Seems people are trying to overthink it but even if you UW rents declining in year 1 and 2 you need to see some growth for the deal to make sense.


We only work with 4-5 tenants, chase sites at their direction. Try to keep it single tenant to minimize leasing risk. We'll take a small equity position then raise the rest from our investors, and then get some debt to cover the acquisition and construction. LTC has been around 30%. These are bit size deals, relatively, so the capital stack typically doesn't get too complicated. 


At a large brokerage shop in the northeast. Work focus is solely on open-air multi-tenant retail shopping centers. Most people are aware of the solid fundamentals now behind the retail asset class and we’re seeing insane numbers of CA’s signed to look at on market deals, seems like EVERYONE is at least curious about retail. Getting between 8-12 offers sometimes more on every deal. People are starting to accept new pricing. Insane pipeline of deals for this year. 


Job I left just closed on a suburban surface parked multi deal last week. Looks to be a great deal. They're hoping to close another two this year at least. Absolutely no one I know of in the city is pencils down on new deals except for our traditional equity partners. Too bad for them though - there is a shit ton of foreign money thrilled to get into US multi. 

I meanwhile got zoning approval on a deal about a month ago and submitted for site plan and design review approval about two weeks ago. Looking to be about a three month process (knock of wood) but our partners may close on the land here in a month which would be weird but cool. Negotiating the GMP right now. 

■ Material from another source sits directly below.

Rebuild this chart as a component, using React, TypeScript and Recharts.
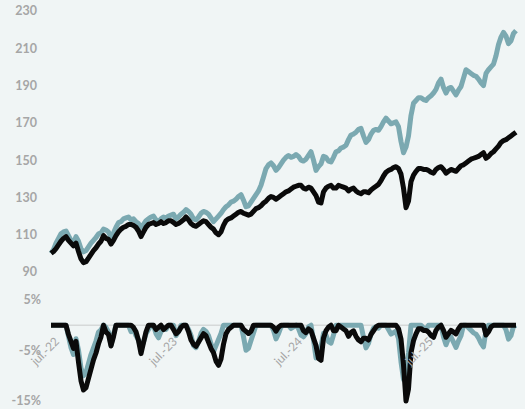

Commercial Real Estate Developer

LP shop focused on multifamily value-add. We've bid on a few things with some of our operators but have lost by 5-10% on everything. Our Investment Committee is pretty split right now, half thinking the buying window is closing, the other half thinking pricing still has runway to come down. We are fund structure so fees are keeping the lights on, but still doesn't feel great.


Similar story here. Active across asset classes so comparatively RE is a tough case to make.